A mine of this quality is highly desirable, as it would bring any successful acquirer down the cost curve and improve cash
flow multiples. Likely candidates are Placer Dome, Anglogold, Meridian and the ubiquitous Barrick.
· Meridian: Meridian is much less likely to be taken over than Goldcorp. Similar to Goldcorp, this company has a world-class,
low-cost gold mine in Chile (El Penon mine). We expect exploration to materially increase ore reserves, making this a
takeover candidate. Control is in the market; however, management is highly competent and well regarded and is therefore
more likely to be an acquirer than an acquiree.
· Agnico-Eagle: The La Ronde orebody’s high zinc by-product and lofty valuation makes this company less attractive to
focused gold producers.
BASE METALS
· Teck Corp/Cominco: These companies trade at a massive discount to NAV. After seeing Goldcorp’s McEwen family show
the value of putting control in the market, perhaps the Keevils and Sumitomo will follow suit. Cominco is coveted, and
therefore so is Teck, although Teck has excellent projects in its own right. Key candidates would be Anglo American, Rio
Tinto or Billiton. Alternatively, and more likely, Teck may make an offer to the minority shareholders of Cominco of
at least $30 per share, but mainly with Teck paper.
· Inmet: Inmet also trades at a massive discount to its NAV, as the environmentally challenged Ok Tedi mine weighs heavily
on the stock.
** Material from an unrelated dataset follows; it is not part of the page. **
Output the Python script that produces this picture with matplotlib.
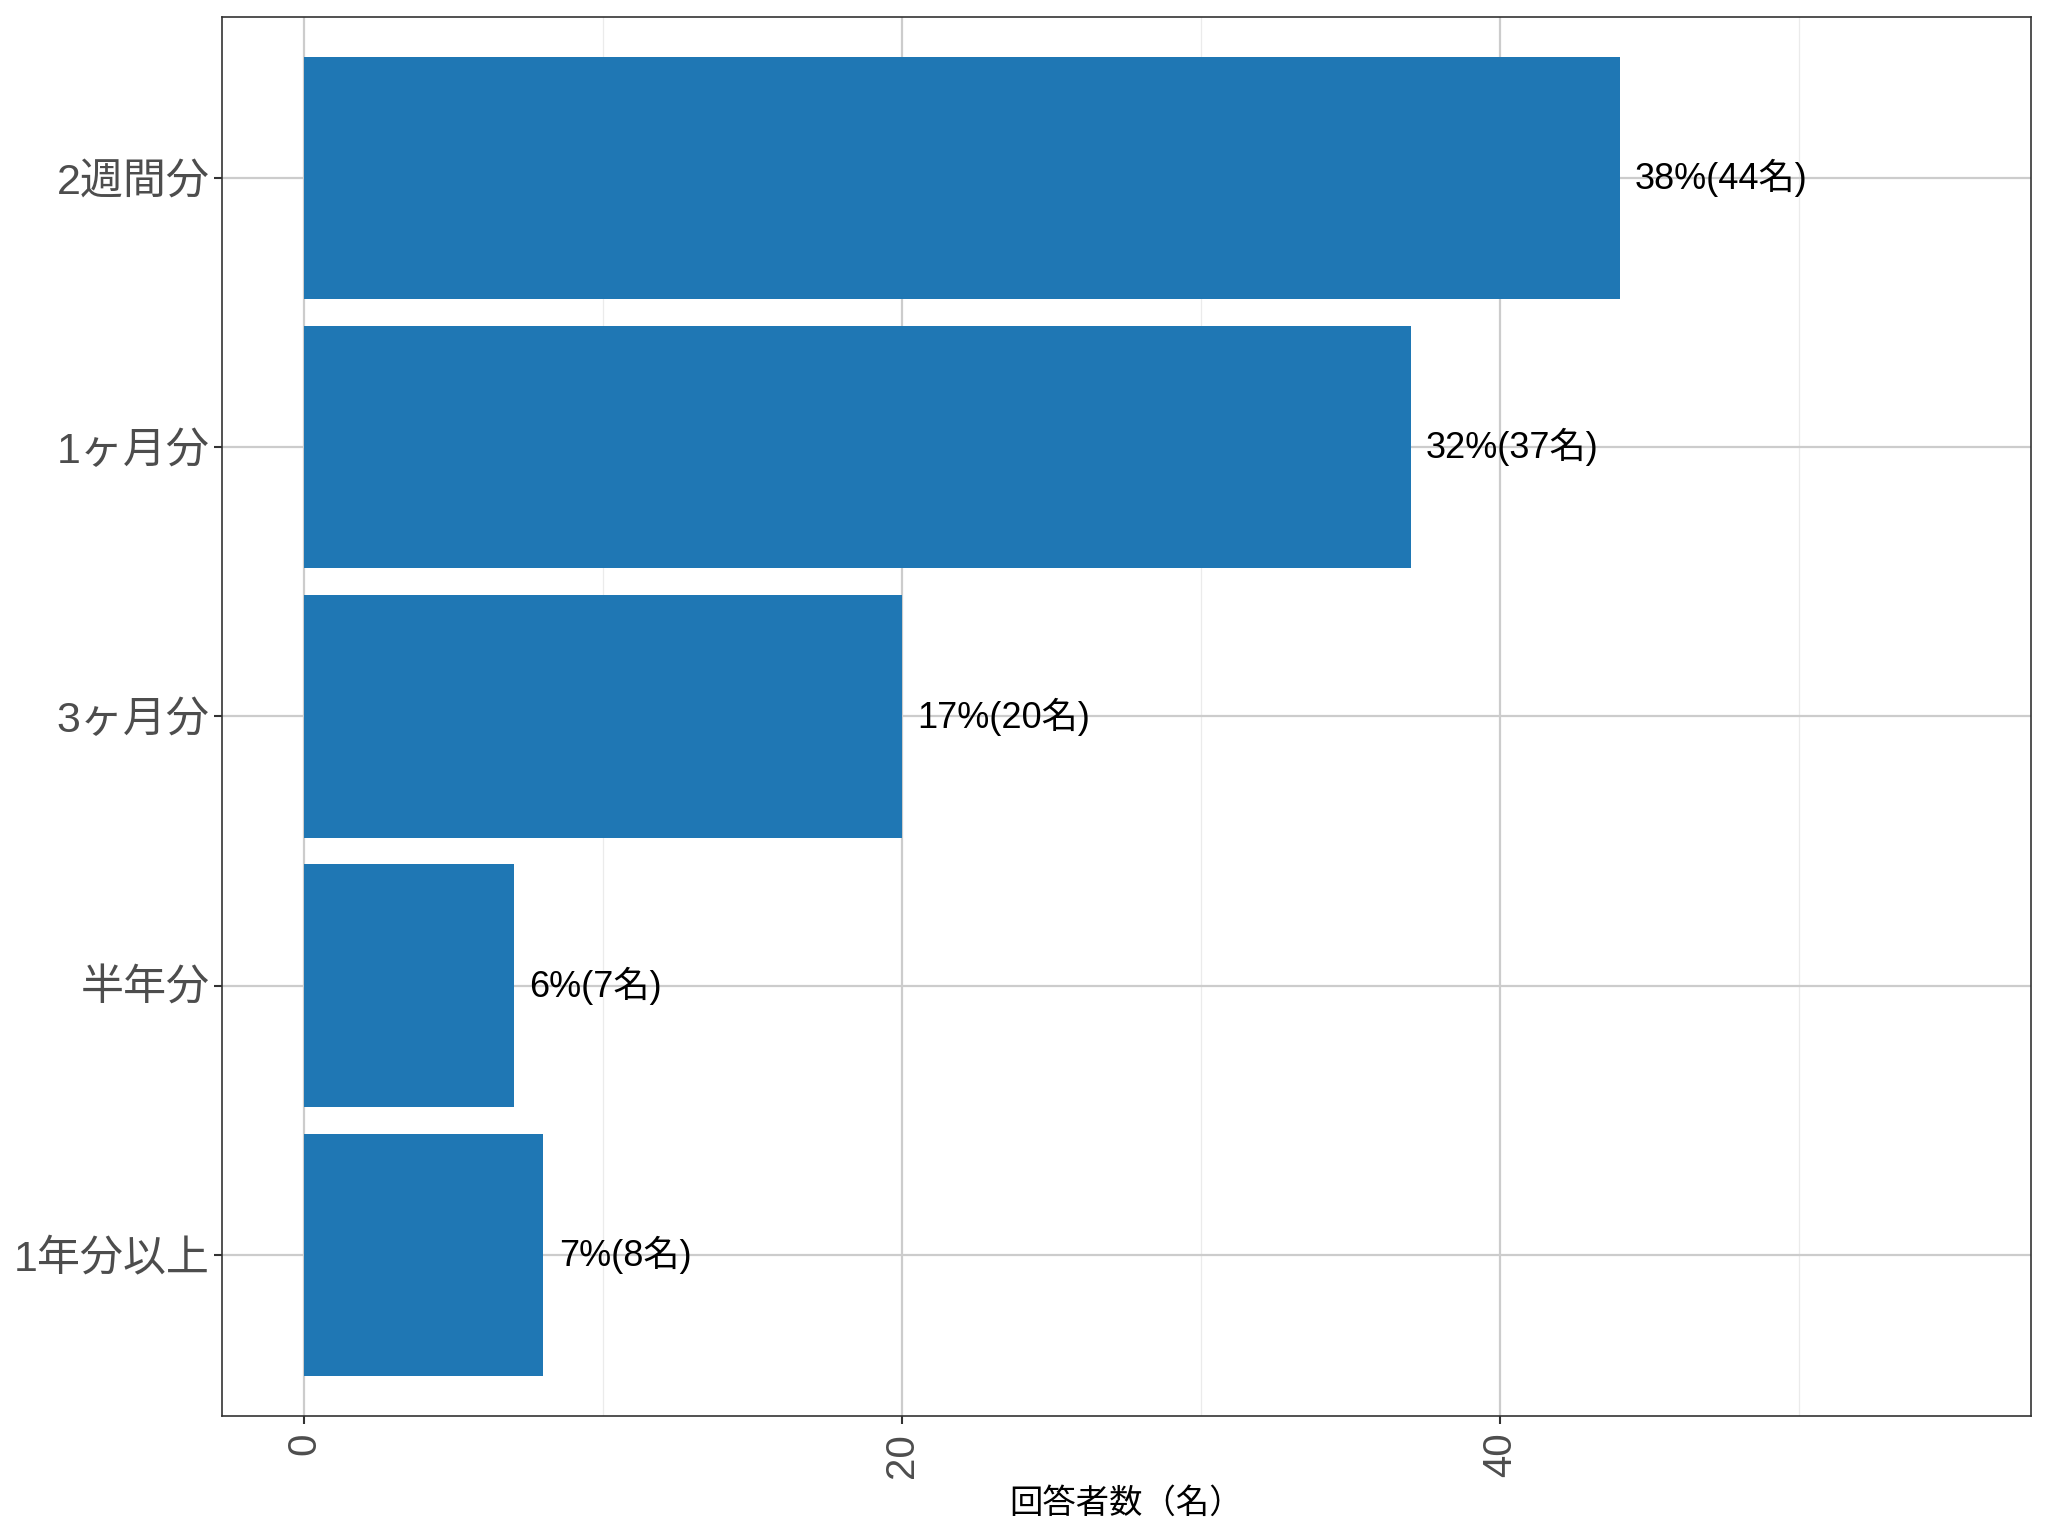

The Ok Tedi is held through an 18% minority interest in a limited liability company, and therefore Inmet is not
at risk. There may be potential to break up the company.
· Aur Resources/Breakwater Resources: Neither of these companies are likely candidates at this point as the mines are
relatively small and, as such, undesirable to a major producer. However, the latter has become a major zinc concentrate
producer.
· Manhattan Minerals/Tiomin Resources: Both companies are tremendously undervalued, but still have two years to
production. These are ideal purchases for major industry producers seeking long-life assets. As both companies advance their
projects, there is a greater likelihood that a major industry player will take note.